• [OBJECTIVE]: Starting at the first line of the listing below, repeat each line up to and including the one containing "plt.rcParams['font.family'] = ['Liberation". Leave out pictures.

• [DATASET EXTRACT]:
** Start **

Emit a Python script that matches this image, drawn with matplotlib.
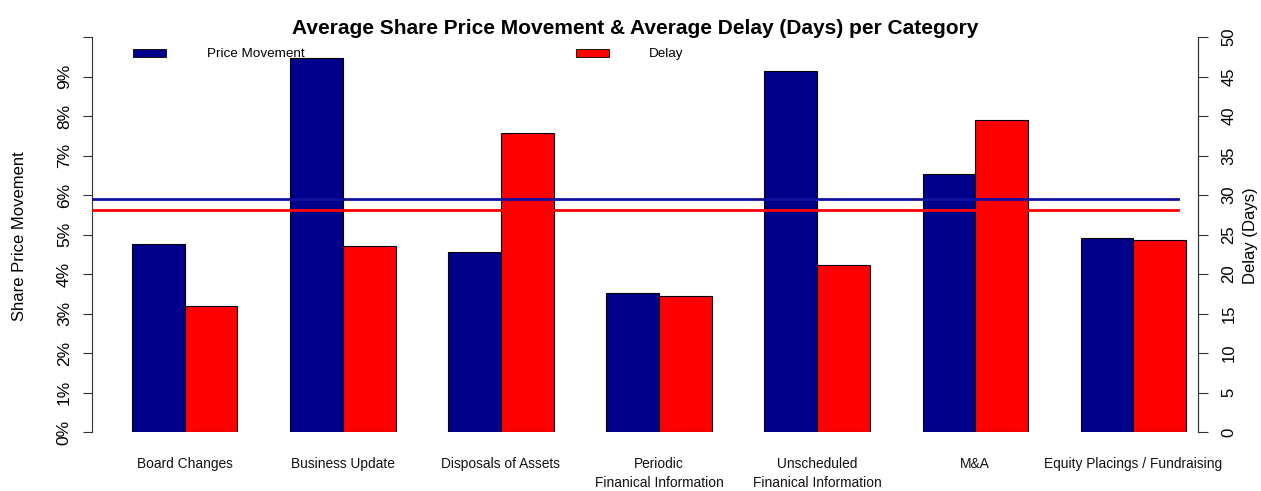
import numpy as np
import matplotlib
matplotlib.use("Agg")
from matplotlib import pyplot as plt
from matplotlib.patches import Rectangle

plt.rcParams['font.family'] = ['Liberation Sans', 'DejaVu Sans']

# values
categories = ["Board Changes", "Business Update", "Disposals of Assets",
              "Periodic\nFinanical Information", "Unscheduled\nFinanical Information",
              "M&A", "Equity Placings / Fundraising"]
price_movement = [4.75, 9.48, 4.56, 3.51, 9.13, 6.53, 4.91]   # %
delay_days = [16.0, 23.5, 37.9, 17.2, 21.1, 39.5, 24.3]        # days
avg_price = 5.90
avg_delay = 28.1
pct_ticks = [0, 1, 2, 3, 4, 5, 6, 7, 8, 9, 10]
pct_labels = ["0%", "1%", "2%", "3%", "4%", "5%", "6%", "7%", "8%", "9%", ""]
day_ticks = [0, 5, 10, 15, 20, 25, 30, 35, 40, 45, 50]

W, H = 1261, 491
BLUE = "#00008B"
RED = "#FF0000"

fig = plt.figure(figsize=(W / 100, H / 100), dpi=100)

# axes in pixel terms: spines at x=92 and x=1198, y from 432 (0) to 37 (top)
L, R, B, T = 92, 1198, 432, 37
ax = fig.add_axes([L / W, 1 - B / H, (R - L) / W, (B - T) / H])

# R-style barplot units: bar width 1, one unit gap between groups
unit = 52.7
x0 = 79.3
ax.set_xlim((L - x0) / unit, (R - x0) / unit)
ax.set_ylim(0, 10)

n = len(categories)
left_pos = np.array([1 + 3 * i for i in range(n)])
# delay is plotted on the same scale: 50 days = 10%
ax.bar(left_pos, price_movement, width=1, align="edge", color=BLUE,
       edgecolor="black", linewidth=0.8, zorder=2)
ax.bar(left_pos + 1, np.array(delay_days) / 5, width=1, align="edge", color=RED,
       edgecolor="black", linewidth=0.8, zorder=2)

line_end = (1178 - x0) / unit
ax.plot([(L - x0) / unit, line_end], [avg_price, avg_price], color="#1010A0", lw=2, zorder=3)
ax.plot([(L - x0) / unit, line_end], [avg_delay / 5, avg_delay / 5], color=RED, lw=2, zorder=3)

for s in ["top", "bottom"]:
    ax.spines[s].set_visible(False)
ax.spines["left"].set_color("#333333")
ax.spines["right"].set_color("#333333")
ax.set_xticks([])
ax.set_yticks(pct_ticks)
ax.set_yticklabels(pct_labels, rotation=90, va="center", fontsize=12.5)
ax.tick_params(axis="y", length=6.5, color="#333333", pad=8)

ax2 = ax.twinx()
ax2.set_ylim(0, 50)
for s in ["top", "bottom", "left"]:
    ax2.spines[s].set_visible(False)
ax2.spines["right"].set_color("#333333")
ax2.set_yticks(day_ticks)
ax2.set_yticklabels([str(d) for d in day_ticks], rotation=90, va="center", fontsize=12)
ax2.tick_params(axis="y", length=7, color="#333333", pad=10)

# category labels
for i, cat in enumerate(categories):
    ax.text(left_pos[i] + 1, -0.64, cat, ha="center", va="top", fontsize=9.9,
            linespacing=1.4, color="#111111")

def fx(px):
    return px / W

def fy(py):
    return 1 - py / H

fig.text(fx(635), fy(28), "Average Share Price Movement & Average Delay (Days) per Category",
         ha="center", va="center", fontsize=15, fontweight="bold")
fig.text(fx(20), fy(236), "Share Price Movement", rotation=90, ha="center", va="center",
         fontsize=12)
fig.text(fx(1250), fy(236), "Delay (Days)", rotation=90, ha="center", va="center",
         fontsize=12)

# legend
fig.add_artist(Rectangle((fx(133), fy(57)), (166 - 133) / W, 8 / H, transform=fig.transFigure,
                         facecolor=BLUE, edgecolor="black", linewidth=0.6))
fig.text(fx(207), fy(54), "Price Movement", ha="left", va="center", fontsize=9.7)
fig.add_artist(Rectangle((fx(576), fy(57)), (609 - 576) / W, 8 / H, transform=fig.transFigure,
                         facecolor=RED, edgecolor="black", linewidth=0.6))
fig.text(fx(649), fy(54), "Delay", ha="left", va="center", fontsize=9.7)

fig.savefig("out.png", dpi=100)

** End **

• [WRITTEN RESPONSE]:
Emit a Python script that matches this image, drawn with matplotlib.
import numpy as np
import matplotlib
matplotlib.use("Agg")
from matplotlib import pyplot as plt
from matplotlib.patches import Rectangle

plt.rcParams['font.family'] = ['Liberation Sans', 'DejaVu Sans']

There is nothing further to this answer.